-- Exercise goal --
Gather the lines from the material that contain "this".

-- Given data --
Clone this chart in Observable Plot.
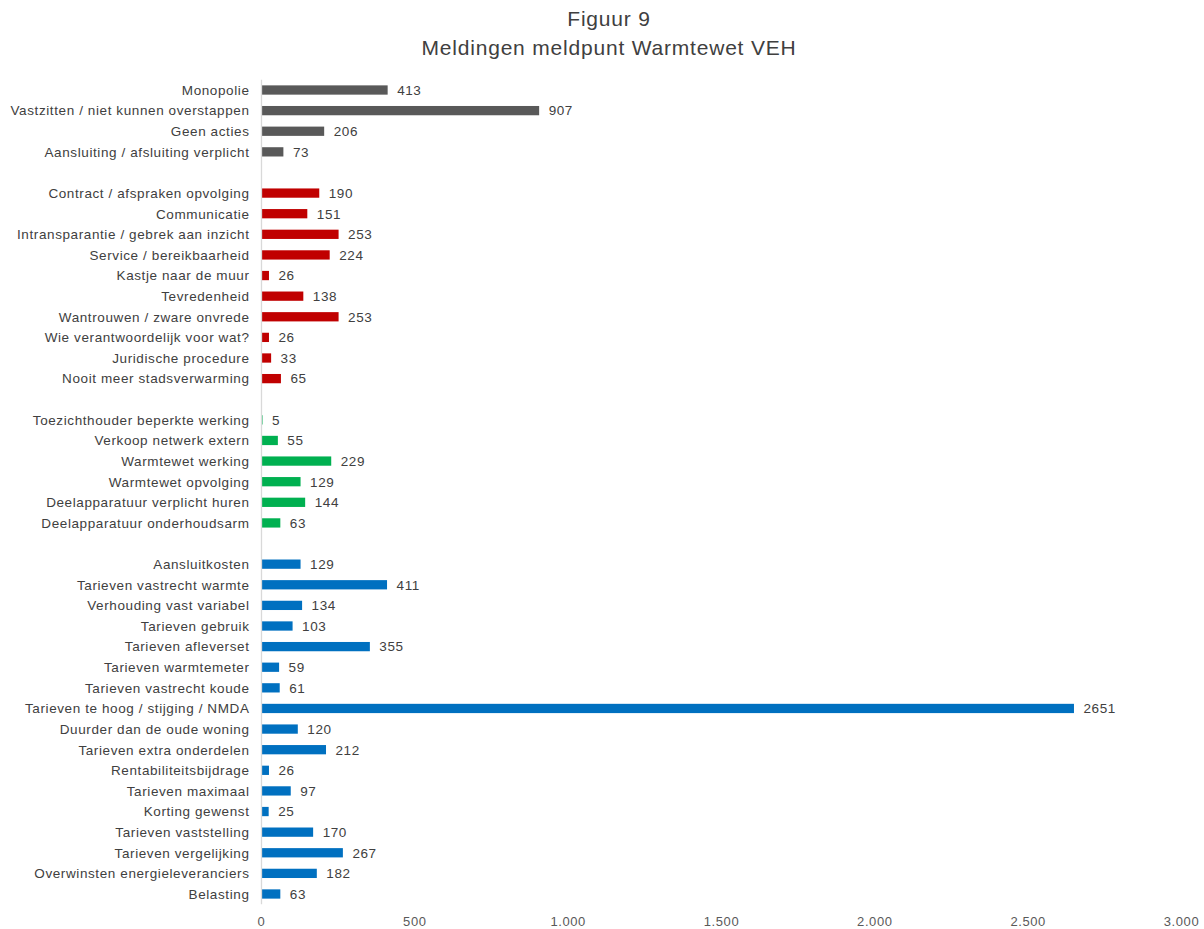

...

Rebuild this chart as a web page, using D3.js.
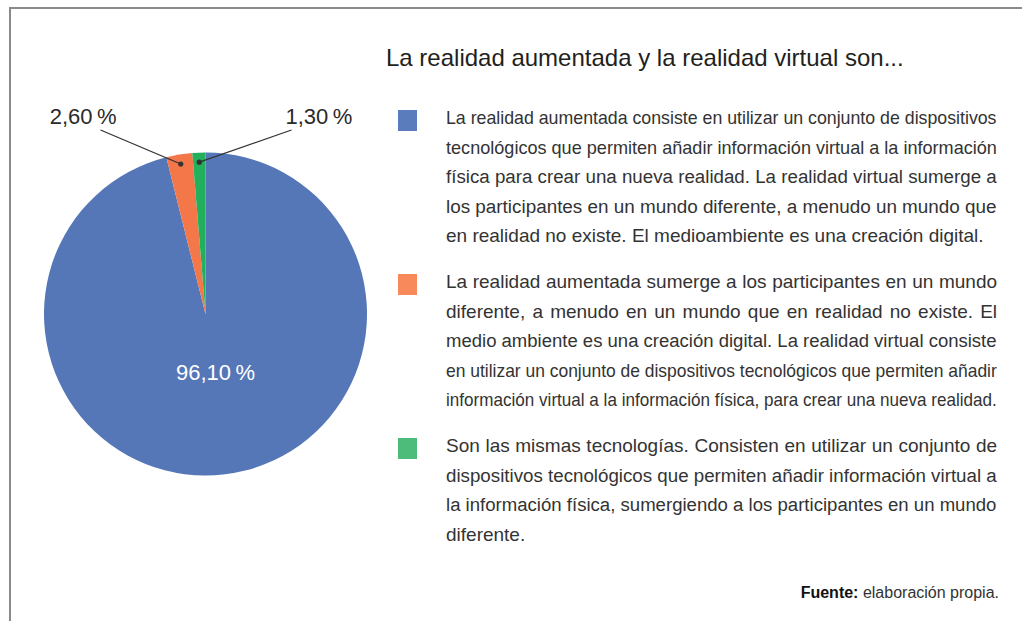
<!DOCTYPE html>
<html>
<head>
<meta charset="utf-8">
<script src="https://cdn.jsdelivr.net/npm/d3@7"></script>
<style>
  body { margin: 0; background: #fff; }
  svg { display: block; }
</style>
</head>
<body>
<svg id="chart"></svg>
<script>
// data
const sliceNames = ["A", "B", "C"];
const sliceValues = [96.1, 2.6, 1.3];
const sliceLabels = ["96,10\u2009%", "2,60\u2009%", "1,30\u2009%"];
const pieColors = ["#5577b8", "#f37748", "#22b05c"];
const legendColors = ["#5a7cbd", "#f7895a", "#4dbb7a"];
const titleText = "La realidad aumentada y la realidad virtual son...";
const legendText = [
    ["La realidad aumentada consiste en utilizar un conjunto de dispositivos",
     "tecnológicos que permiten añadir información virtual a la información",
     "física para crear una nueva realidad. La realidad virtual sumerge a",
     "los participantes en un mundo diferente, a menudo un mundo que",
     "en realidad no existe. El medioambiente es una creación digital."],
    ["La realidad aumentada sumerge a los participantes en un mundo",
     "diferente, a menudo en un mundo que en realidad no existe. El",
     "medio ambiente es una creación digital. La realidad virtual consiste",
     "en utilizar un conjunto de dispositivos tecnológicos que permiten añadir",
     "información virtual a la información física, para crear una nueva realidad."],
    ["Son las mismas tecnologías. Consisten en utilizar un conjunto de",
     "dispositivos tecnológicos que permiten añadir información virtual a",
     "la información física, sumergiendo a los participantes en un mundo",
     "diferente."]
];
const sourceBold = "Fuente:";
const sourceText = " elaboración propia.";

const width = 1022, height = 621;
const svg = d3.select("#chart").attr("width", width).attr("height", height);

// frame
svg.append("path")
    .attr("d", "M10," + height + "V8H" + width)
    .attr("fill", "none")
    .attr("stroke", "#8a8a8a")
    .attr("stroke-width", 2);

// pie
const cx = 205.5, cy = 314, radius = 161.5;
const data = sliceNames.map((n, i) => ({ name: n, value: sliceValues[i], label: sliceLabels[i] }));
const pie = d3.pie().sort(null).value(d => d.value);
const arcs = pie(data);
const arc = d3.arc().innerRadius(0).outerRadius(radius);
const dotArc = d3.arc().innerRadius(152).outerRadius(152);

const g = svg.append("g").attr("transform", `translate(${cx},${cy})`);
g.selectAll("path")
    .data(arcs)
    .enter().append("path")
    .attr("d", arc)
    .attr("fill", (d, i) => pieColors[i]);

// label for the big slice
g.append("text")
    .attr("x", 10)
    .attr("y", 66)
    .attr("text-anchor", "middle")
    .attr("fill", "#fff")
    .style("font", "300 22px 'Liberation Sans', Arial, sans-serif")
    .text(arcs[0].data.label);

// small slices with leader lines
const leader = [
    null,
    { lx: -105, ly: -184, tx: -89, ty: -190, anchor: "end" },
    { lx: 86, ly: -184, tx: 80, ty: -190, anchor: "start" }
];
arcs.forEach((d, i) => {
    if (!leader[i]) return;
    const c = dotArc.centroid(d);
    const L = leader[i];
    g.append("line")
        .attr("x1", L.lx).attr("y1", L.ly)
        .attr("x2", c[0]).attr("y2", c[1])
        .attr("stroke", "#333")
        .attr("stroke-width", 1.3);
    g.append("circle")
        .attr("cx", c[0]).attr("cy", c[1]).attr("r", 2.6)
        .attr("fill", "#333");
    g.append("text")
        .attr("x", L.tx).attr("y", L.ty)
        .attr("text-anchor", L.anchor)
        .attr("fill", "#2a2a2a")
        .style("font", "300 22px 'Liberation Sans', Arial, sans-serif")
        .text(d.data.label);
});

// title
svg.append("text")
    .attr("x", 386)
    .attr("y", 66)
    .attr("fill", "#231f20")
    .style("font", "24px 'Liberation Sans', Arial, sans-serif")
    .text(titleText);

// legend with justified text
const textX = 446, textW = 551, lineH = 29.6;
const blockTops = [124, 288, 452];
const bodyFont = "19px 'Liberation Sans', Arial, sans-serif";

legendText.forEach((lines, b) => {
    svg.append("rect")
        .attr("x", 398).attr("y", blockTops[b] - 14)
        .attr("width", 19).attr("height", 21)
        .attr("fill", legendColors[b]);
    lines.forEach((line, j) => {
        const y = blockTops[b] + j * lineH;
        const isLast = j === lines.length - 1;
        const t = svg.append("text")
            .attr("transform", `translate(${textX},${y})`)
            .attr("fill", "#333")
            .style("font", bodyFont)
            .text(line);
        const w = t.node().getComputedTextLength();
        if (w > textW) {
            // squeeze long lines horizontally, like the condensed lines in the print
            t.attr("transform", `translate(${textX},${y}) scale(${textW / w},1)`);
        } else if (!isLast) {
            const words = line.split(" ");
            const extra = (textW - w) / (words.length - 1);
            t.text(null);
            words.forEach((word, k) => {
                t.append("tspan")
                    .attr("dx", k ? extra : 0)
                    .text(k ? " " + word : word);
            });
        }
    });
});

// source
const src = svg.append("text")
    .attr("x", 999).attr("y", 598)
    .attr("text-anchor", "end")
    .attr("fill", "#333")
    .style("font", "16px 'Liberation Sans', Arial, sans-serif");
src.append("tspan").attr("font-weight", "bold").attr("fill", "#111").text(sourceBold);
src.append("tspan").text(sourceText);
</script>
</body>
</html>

-- Exercise result --
Clone this chart in Observable Plot.
Rebuild this chart as a web page, using D3.js.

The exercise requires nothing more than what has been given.